Bis Sonntag war immer noch unklar, wer sich dem Votum verweigert hatte. SPD und Linkspartei verweisen entschuldigend auf Probeabstimmungen, in denen zusammen 76 Jastimmen zusammenkamen. Einen Hinweis auf Abweichler habe es nicht gegeben.

Der Verdacht liegt also nahe, dass der Machtmensch Wowereit über aller Bundespolitik an Basisinstinkt verloren hat. Schon zuvor hatte er trotz aller Proteste an seinem Kunsthallen-Projekt festgehalten - und in der Fraktion eine klare Niederlage kassiert.

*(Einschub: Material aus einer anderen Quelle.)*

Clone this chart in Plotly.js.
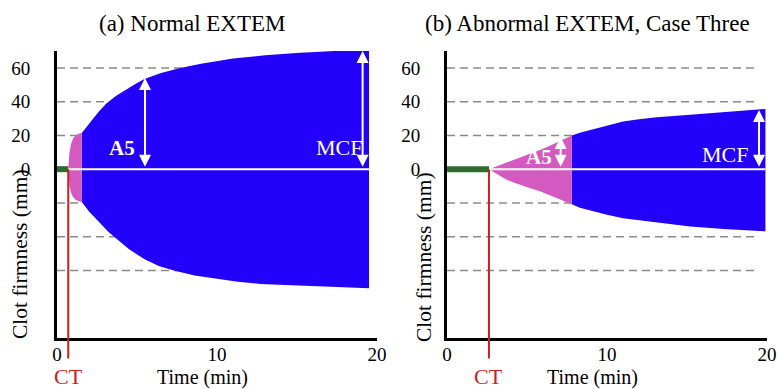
<!DOCTYPE html>
<html>
<head>
<meta charset="utf-8">
<script src="https://cdn.plot.ly/plotly-3.0.1.min.js"></script>
<style>html,body{margin:0;padding:0;background:#fff;}#chart{width:778px;height:389px;}</style>
</head>
<body>
<div id="chart"></div>
<script>
// ---------- data ----------
const panelTitles = ["(a) Normal EXTEM", "(b) Abnormal EXTEM, Case Three"];
const xTickVals = [0, 10, 20];
const yTickVals = [0, 20, 40, 60];
const gridVals = [60, 40, 20, -20, -40, -60];
const gridEnd = [19.3, 19.3];

// clotting time (min)
const ctTimes = [0.7, 2.62];

// Panel A: pink (clot formation) region
const pinkA_t  = [0.7, 0.72, 0.78, 0.88, 1.0, 1.15, 1.35, 1.55];
const pinkA_up = [0, 5, 10, 15, 18, 20, 21, 21.5];
const pinkA_lo = [0, -5, -10, -14, -16.5, -18, -19, -19.5];
// Panel A: blue (clot firmness) region
const blueA_tUp = [1.55, 1.9, 2.3, 2.7, 3.1, 3.7, 4.35, 5.0, 5.5, 6.5, 7.7, 9, 11, 13, 15.2, 17.5, 19.5];
const blueA_up  = [21.5, 26, 30.5, 35, 39, 43.5, 47.5, 51, 53.5, 57, 60, 62.5, 65.5, 67.5, 69, 70, 71];
const blueA_tLo = [1.55, 2.0, 2.7, 3.2, 3.7, 4.5, 5.5, 6.4, 7.3, 8.6, 10, 11.3, 12.7, 14.5, 16.4, 18, 19.5];
const blueA_lo  = [-19.5, -25, -32, -37, -41, -47.5, -53.5, -57.5, -60, -63, -65, -66.7, -68, -68.7, -69.2, -70, -70.5];

// Panel B: pink region
const pinkB_t  = [2.62, 3.2, 3.73, 4.25, 4.77, 5.3, 5.81, 6.35, 6.85, 7.3, 7.8];
const pinkB_up = [0, 2, 3.9, 5.8, 7.7, 9.6, 11.4, 13.6, 15.8, 17.9, 20];
const pinkB_lo = [0, -3.3, -6.2, -8.2, -10, -11.6, -13.1, -15, -17, -18.8, -20.8];
// Panel B: blue region
const blueB_t  = [7.8, 8.3, 8.9, 10, 11, 12, 13.1, 15.2, 17.3, 19.9];
const blueB_up = [20, 21.6, 23, 26, 28.3, 29.6, 30.7, 32.3, 33.9, 35.7];
const blueB_lo = [-20.8, -22.8, -24.4, -27, -29, -30.4, -31.5, -33.9, -35.5, -36.8];

const lineEnd = [19.5, 19.9];

// A5 and MCF arrows: [time, amplitude]
const a5Arrow  = [[5.5, 54], [7.1, 19]];
const mcfArrow = [[19.1, 70], [19.5, 35]];
const a5Label  = [[4.05, 12.8], [5.75, 7.5]];
const mcfLabel = [[17.6, 12.8], [17.4, 8.6]];

// ---------- styles ----------
const BLUE = "#2200fa", PINK = "#d45ac2", GREEN = "#2f6a2f", RED = "#d0201c", GRID = "#8a8a8a";
const FONT = "Liberation Serif, Times New Roman, serif";

function polygon(tUp, up, tLo, lo) {
  return {x: tUp.concat(tLo.slice().reverse()), y: up.concat(lo.slice().reverse())};
}

const traces = [];
const panels = [
  {pink: polygon(pinkA_t, pinkA_up, pinkA_t, pinkA_lo), blue: polygon(blueA_tUp, blueA_up, blueA_tLo, blueA_lo)},
  {pink: polygon(pinkB_t, pinkB_up, pinkB_t, pinkB_lo), blue: polygon(blueB_t, blueB_up, blueB_t, blueB_lo)}
];
panels.forEach((p, i) => {
  const xa = i === 0 ? "x" : "x2", ya = i === 0 ? "y" : "y2";
  const gx = [], gy = [];
  gridVals.forEach(v => { gx.push(0, gridEnd[i], null); gy.push(v, v, null); });
  traces.push({x: gx, y: gy, xaxis: xa, yaxis: ya, mode: "lines", hoverinfo: "skip",
    line: {color: GRID, width: 1.5, dash: "8px,5px"}});
  traces.push({x: p.blue.x, y: p.blue.y, xaxis: xa, yaxis: ya, mode: "lines", fill: "toself",
    fillcolor: BLUE, line: {width: 0, color: BLUE}, hoverinfo: "skip"});
  traces.push({x: p.pink.x, y: p.pink.y, xaxis: xa, yaxis: ya, mode: "lines", fill: "toself",
    fillcolor: PINK, line: {width: 0, color: PINK}, hoverinfo: "skip"});
  traces.push({x: [ctTimes[i], lineEnd[i]], y: [0, 0], xaxis: xa, yaxis: ya, mode: "lines",
    line: {color: "#ffffff", width: 2}, hoverinfo: "skip"});
  traces.push({x: [0, ctTimes[i]], y: [0, 0], xaxis: xa, yaxis: ya, mode: "lines",
    line: {color: GREEN, width: 6}, hoverinfo: "skip"});
});

const annotations = [];
panels.forEach((p, i) => {
  const xa = i === 0 ? "x" : "x2", ya = i === 0 ? "y" : "y2";
  // CT red line
  annotations.push({xref: xa, yref: ya, axref: xa, ayref: ya, x: ctTimes[i], y: 0,
    ax: ctTimes[i], ay: -113, text: "", showarrow: true, arrowhead: 0, arrowwidth: 2, arrowcolor: RED});
  // A5 and MCF arrows
  [a5Arrow[i], mcfArrow[i]].forEach(a => {
    annotations.push({xref: xa, yref: ya, axref: xa, ayref: ya, x: a[0], y: a[1], ax: a[0], ay: 0.5,
      text: "", showarrow: true, arrowhead: 2, startarrowhead: 2, arrowside: "end+start",
      arrowsize: 1.2, startarrowsize: 1.2, arrowwidth: 2, arrowcolor: "#ffffff"});
  });
  annotations.push({xref: xa, yref: ya, x: a5Label[i][0], y: a5Label[i][1], text: "<b>A5</b>",
    showarrow: false, xanchor: "center", font: {family: FONT, size: 21, color: "#ffffff"}});
  annotations.push({xref: xa, yref: ya, x: mcfLabel[i][0], y: mcfLabel[i][1], text: "MCF",
    showarrow: false, xanchor: "center", font: {family: FONT, size: 22, color: "#ffffff"}});
  // CT label
  annotations.push({xref: xa, yref: "paper", x: ctTimes[i], y: 13 / 389, text: "CT",
    showarrow: false, xanchor: "center", font: {family: FONT, size: 22, color: RED}, yanchor: "middle"});
});
// titles and axis titles
const titleX = [192, 587], xTitleX = [202, 592], yTitleX = [20, 424], yTitleY = [254, 257];
[0, 1].forEach(i => {
  annotations.push({xref: "paper", yref: "paper", x: titleX[i] / 778, y: 1 - 23 / 389, text: panelTitles[i],
    showarrow: false, xanchor: "center", font: {family: FONT, size: 23, color: "#000"}, yanchor: "middle"});
  annotations.push({xref: "paper", yref: "paper", x: xTitleX[i] / 778, y: 1 - 377 / 389, text: "Time (min)",
    showarrow: false, xanchor: "center", font: {family: FONT, size: 20, color: "#000"}, yanchor: "middle"});
  annotations.push({xref: "paper", yref: "paper", x: yTitleX[i] / 778, y: 1 - yTitleY[i] / 389, text: "Clot firmness (mm)",
    showarrow: false, textangle: -90, font: {family: FONT, size: 21.5, color: "#000"}, xanchor: "center", yanchor: "middle"});
});

function xAxis(dom, anchor) {
  return {domain: dom, anchor: anchor, range: [0, 20], tickvals: xTickVals, ticks: "", showgrid: false,
    zeroline: false, showline: true, linecolor: "#000", linewidth: 3, fixedrange: true,
    ticklabelstandoff: -3, tickfont: {family: FONT, size: 19, color: "#000"}};
}
function yAxis(anchor) {
  return {domain: [0.1311, 0.8689], anchor: anchor, range: [-100, 70], tickvals: yTickVals, ticks: "",
    showgrid: false, zeroline: false, showline: true, linecolor: "#000", linewidth: 3, fixedrange: true,
    ticklabelstandoff: 20, tickfont: {family: FONT, size: 19, color: "#000"}};
}

const layout = {
  width: 778, height: 389, margin: {l: 0, r: 0, t: 0, b: 0},
  paper_bgcolor: "#fff", plot_bgcolor: "rgba(0,0,0,0)", showlegend: false,
  xaxis: xAxis([0.0733, 0.4846], "y"), yaxis: yAxis("x"),
  xaxis2: xAxis([0.5746, 0.9859], "y2"), yaxis2: yAxis("x2"),
  annotations: annotations
};

Plotly.newPlot("chart", traces, layout, {displayModeBar: false, staticPlot: true});
</script>
</body>
</html>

Wowereit selbst redet die Abstimmungsniederlage beim Rechnungshof klein. "Da haben zwei Abgeordnete in geheimer Abstimmung U-Boot gespielt", sagte er der taz. "Den beiden Abweichlern wird es nicht gelingen, die Koalition zu Fall zu bringen."

Und dass ihn viele Berliner Parteifreunde lieber stärker in der Landespolitik als auf Bundesebene sähen, sieht Klaus Wowereit ganz anders: Sein Posten in der SPD-Spitze nutze Berlin.

Der Stadt vielleicht schon, der Berliner SPD derzeit eher nicht.